---------- Dataset records

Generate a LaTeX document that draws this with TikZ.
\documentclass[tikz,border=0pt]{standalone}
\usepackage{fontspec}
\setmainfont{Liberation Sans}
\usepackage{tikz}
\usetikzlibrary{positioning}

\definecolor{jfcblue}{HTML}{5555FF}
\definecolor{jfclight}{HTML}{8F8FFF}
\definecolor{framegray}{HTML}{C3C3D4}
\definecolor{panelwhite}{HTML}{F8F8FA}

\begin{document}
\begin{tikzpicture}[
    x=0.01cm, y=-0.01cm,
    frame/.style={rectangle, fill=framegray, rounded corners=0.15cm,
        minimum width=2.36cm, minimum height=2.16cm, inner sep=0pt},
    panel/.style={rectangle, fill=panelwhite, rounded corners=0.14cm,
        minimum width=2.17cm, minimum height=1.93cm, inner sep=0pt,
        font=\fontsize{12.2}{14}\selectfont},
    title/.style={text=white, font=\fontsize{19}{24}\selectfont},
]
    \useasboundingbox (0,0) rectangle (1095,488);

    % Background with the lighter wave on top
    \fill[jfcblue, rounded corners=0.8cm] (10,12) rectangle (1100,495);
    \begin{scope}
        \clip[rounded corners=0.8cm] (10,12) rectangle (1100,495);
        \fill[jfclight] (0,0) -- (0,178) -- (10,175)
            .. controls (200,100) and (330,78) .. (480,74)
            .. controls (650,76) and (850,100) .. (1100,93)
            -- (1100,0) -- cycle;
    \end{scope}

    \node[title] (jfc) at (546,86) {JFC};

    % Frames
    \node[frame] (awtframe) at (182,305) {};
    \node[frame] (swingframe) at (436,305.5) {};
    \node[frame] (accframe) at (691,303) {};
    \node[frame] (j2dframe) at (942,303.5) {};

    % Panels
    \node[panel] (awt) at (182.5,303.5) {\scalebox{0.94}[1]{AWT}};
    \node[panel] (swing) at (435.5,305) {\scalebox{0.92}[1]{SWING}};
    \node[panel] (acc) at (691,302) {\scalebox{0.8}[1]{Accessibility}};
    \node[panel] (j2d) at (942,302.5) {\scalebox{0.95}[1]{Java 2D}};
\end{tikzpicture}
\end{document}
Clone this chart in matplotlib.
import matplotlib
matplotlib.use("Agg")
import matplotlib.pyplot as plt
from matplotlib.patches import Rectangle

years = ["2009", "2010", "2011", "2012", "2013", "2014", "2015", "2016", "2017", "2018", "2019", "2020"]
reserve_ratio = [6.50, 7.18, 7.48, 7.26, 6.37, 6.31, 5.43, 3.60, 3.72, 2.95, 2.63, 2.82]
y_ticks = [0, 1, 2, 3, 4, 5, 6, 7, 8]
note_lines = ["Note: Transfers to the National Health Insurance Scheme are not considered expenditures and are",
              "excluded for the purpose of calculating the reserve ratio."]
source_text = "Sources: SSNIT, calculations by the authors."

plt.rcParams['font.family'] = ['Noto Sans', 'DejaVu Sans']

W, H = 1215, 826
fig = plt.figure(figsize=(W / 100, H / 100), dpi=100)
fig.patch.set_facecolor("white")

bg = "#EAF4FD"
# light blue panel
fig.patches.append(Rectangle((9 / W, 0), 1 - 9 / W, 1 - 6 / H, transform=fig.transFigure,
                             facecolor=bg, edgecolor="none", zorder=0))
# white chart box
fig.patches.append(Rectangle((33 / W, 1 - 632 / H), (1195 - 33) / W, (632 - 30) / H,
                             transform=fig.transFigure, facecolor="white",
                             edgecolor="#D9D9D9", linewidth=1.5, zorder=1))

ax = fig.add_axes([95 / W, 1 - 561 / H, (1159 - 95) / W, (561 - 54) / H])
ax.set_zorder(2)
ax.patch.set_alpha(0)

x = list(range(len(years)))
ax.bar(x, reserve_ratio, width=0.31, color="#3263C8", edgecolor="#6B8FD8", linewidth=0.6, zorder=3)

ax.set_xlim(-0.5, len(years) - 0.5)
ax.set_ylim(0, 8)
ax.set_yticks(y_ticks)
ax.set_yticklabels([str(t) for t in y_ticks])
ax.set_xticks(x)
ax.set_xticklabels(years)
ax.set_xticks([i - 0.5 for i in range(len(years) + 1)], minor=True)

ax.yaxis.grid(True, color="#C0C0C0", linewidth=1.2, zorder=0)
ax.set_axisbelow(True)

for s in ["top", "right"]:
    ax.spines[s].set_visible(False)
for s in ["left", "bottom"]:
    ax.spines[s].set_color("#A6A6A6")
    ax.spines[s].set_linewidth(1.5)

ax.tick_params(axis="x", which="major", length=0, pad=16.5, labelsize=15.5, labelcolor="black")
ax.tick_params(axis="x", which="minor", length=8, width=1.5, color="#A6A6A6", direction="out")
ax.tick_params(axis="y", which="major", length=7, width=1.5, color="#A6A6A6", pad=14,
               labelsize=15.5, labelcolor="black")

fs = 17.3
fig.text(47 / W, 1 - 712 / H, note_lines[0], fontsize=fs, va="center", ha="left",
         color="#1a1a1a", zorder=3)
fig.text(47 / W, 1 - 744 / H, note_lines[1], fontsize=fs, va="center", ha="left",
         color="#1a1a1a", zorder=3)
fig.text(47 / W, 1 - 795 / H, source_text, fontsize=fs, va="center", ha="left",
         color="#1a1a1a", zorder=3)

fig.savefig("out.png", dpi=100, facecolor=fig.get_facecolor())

--------------------

-- Stated exercise --
Copy each line above that contains the string "this".

-- Response to the exercise --
Generate a LaTeX document that draws this with TikZ.
Clone this chart in matplotlib.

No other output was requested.